Henry Gee November 20, 2007 - 10:14 AM

That’s a great slideshow, but doesn’t address an important question – why do you need a slideshow at all? Too often they are there as memory-aids for the presenter rather than of being much use to the audience. I once received a commendation for being one of only two people at a seminar who didn’t use Powerpoint, relying on my native abilities and … er … charisma.
I’d like to add another penn’orth to the mountain of advice that already exists on this topic: lecturers really must learn to use microphones properly. It seems my mis-spent youth (and middle age) spent in rock bands wasn’t so mis-spent after all… I think I’ll expand this into a blog entry of my own …

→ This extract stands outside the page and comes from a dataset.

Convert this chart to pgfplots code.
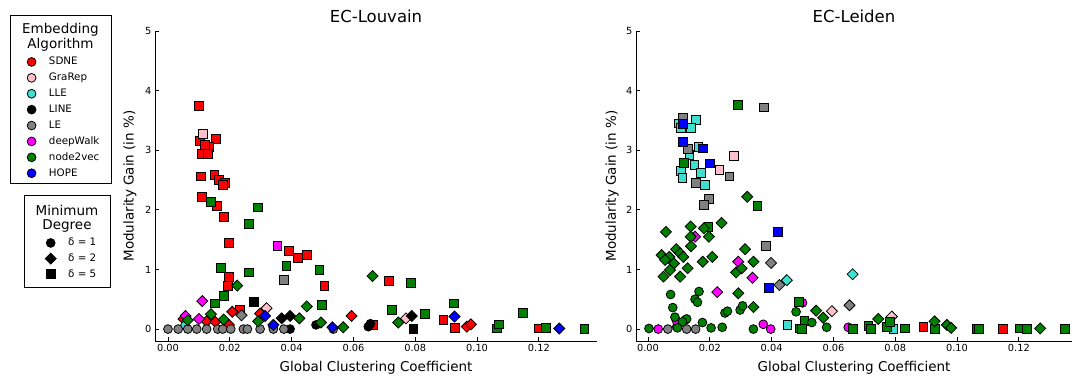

Eva Amsen November 20, 2007 - 4:50 PM

I personally need something to look at, as an audience member, so I do appreciate the slides most of the time. If you give a talk without any images, I have nothing to hang on to, but if there is a picture in the background, I can relate to that and remember: “Oh, he was talking about this or that when the picture of the lion came up.”
I did forgot to mention another pet peeve: “presentation karaoke”, where the text is on the slide, and the presenter reads it out loud while following the words with a laser pointer.

Henry Gee November 21, 2007 - 9:07 AM

I agree about Presentation Karaoke, but sometimes it’s necessary. I’ve used it when I know for a fact that at least one person in the audience is deaf and so will need ‘subtitles’. And it’s very helpful if the presenter knows that they have a vry quiet voice, or a thick accent, and uses it effectively to get the message across.